Have you had a stressful week? Your answer to that question may depend on the type of person you are.

At Deloitte we use Business Chemistry to understand each other’s working style preferences so that we can accomplish more together. And when trying to get things done with others, especially those with different styles, it’s important to understand how they respond to stress. Our research with more than 40,000 individuals has shown that the four Business Chemistry types experience stress differently. Guardians, who value stability, feel stressed more often than their opposite type, Pioneers, who value possibilities. Integrators, who value connections, are more stressed than their opposite, Drivers, who value challenge. We’ve also found that the types use different methods for coping with stress.

I just happen to be a Guardian, and in line with our research, I feel stressed quite often. But I can’t afford to let it paralyze me—I’ve got stuff to do! So I typically tackle stress by asking myself a series of questions, which might help you too in your own efforts to cope.

What is at stake?

We experience stress when we perceive a threat to something we care about. And because we don’t always differentiate between big threats and little threats, many of us walk around in a state of heightened stress much of the time. When I’m feeling stressed, I take a step back and ask myself, What is actually being threatened and is my stress level commensurate with how much I care about it? Let’s say I’m worried about a mistake I made at work, which we’ve found to be the most universally stressful event of those we ask about in our research. To cope with the stress, I’d consider whether my job is actually at stake (usually not) or whether I’m worried an error might reveal to the world that I’m actually not perfect (sigh). If I’m stressed in more personal realms—say I can’t figure out how to attend both of my kids’ simultaneously occurring sports events—I’d consider whether anyone will really suffer from my absence, or perhaps they’ll be mildly disappointed, or possibly they won’t notice at all.

Of course sometimes the stakes are actually quite high, and the feeling of stress is justified, but taking a moment to consider what’s really at stake helps me move past the lesser threats so I can catch a breath in between the really stressful times.

What can I do about it?

Let’s say I’m feeling stressed out about finishing a blog post I agreed to write (ahem). What can I do about it? Well for one thing, I can sit down and write! For the majority of people in our research, and for Drivers in particular, jumping in and getting started is a popular strategy for managing stress. Even if I only write part of the post in that first sitting, my stress level will likely plummet, knowing I’m on my way.

Or, if I can’t start right now, I might turn to the Guardian’s specialty, planning. I could block time on my calendar for next week: An hour for idea generation on Monday, time to write a (probably terrible) draft on Tuesday, an hour or two for serious writing on Wednesday, and a final polish on Thursday (with Friday serving as an emergency reserve, because I’m a Guardian after all ?). Just seeing the allotted time on my calendar can calm me right down.

What’s the good news?

When I fail, as I sometimes do, to find a solution that banishes stress, I borrow a strategy from the Pioneers’ playbook; they favor cognitive coping strategies, like reframing.
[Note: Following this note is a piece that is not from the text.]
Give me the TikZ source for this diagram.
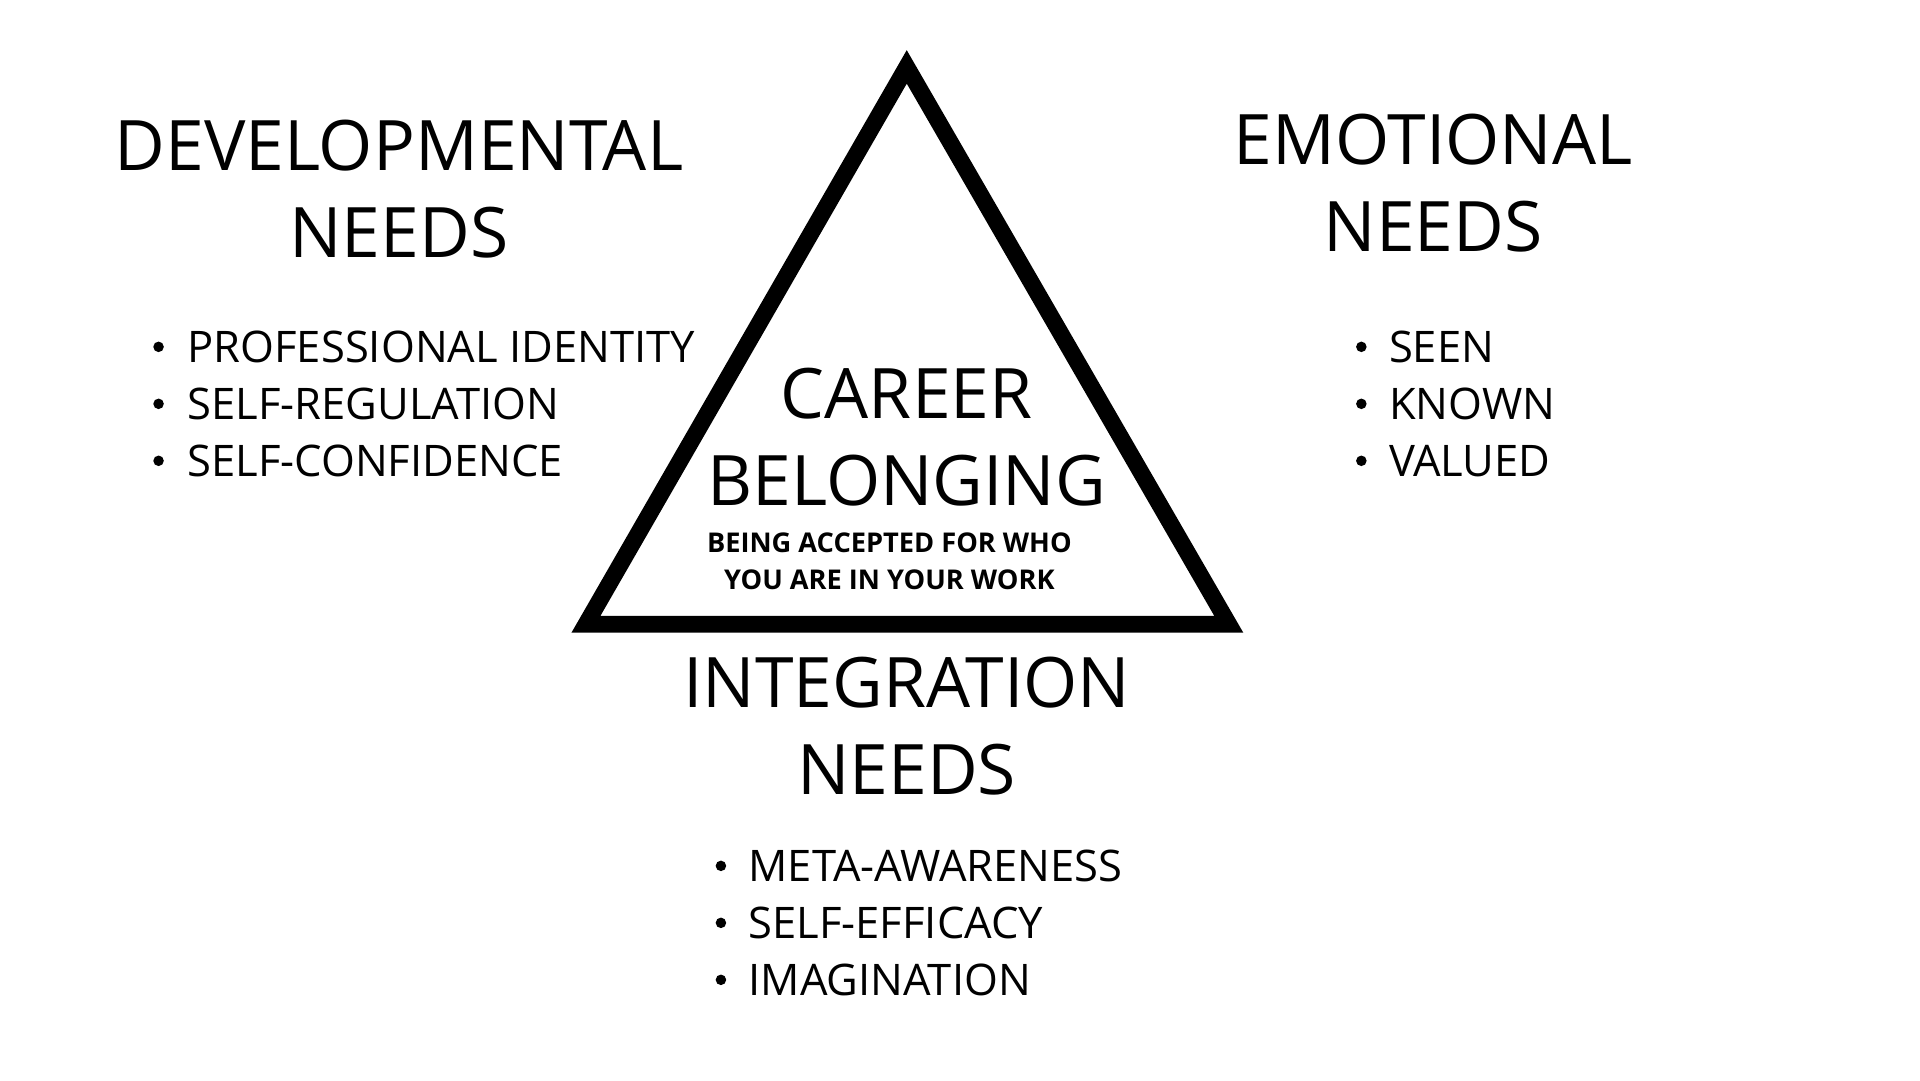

I ask myself, what’s the good news here? Because there’s often some good news in a stressful situation if you go looking. If I’m stressed about those sports events I occasionally miss, I might focus on the fact that my kids are happy and healthy and involved in positive activities, and that they still want their mom hanging around. If I’m feeling stressed about a blog post I agreed to, I could focus on the fact that my job provides me with the opportunity to do what I love, and the means to widely publish my writing, which I consider a privilege.

Or, I might put my focus where Integrators often do and ask myself how my efforts during a stressful time will benefit others. Knowing that my hard work both helps my colleagues succeed and also allows me to provide for my family makes the stress feel worth it. And research shows that focusing on such positive thoughts can even make the stress less harmful.

Is this what I want to do?

But suppose I’ve agreed to write a new blog post each week and I repeatedly feel stressed in a way I don’t like. Or maybe my whole family is involved in so many activities that running from one to the next makes us all miserable. Then it’s time to ask some bigger questions: Why am I doing this? Is the payoff worth it? Should I stop? Real life often involves doing things we don’t want to do, but it’s easy to get caught up in our busyness and forget that we often have control over what’s happening—that we usually have choices. If my job or my personal life is leading me to chronically feel bad, it’s time for some serious soul-searching. Is this how I want to live my life? What can I change?

We can all flex and stretch outside our comfort zones, but Business Chemistry suggests that the conditions under which individual people really thrive can be quite varied. If you’re feeling stressed too often, maybe it’s time to consider whether you’re in an environment where you thrive, and if not, how you might find one.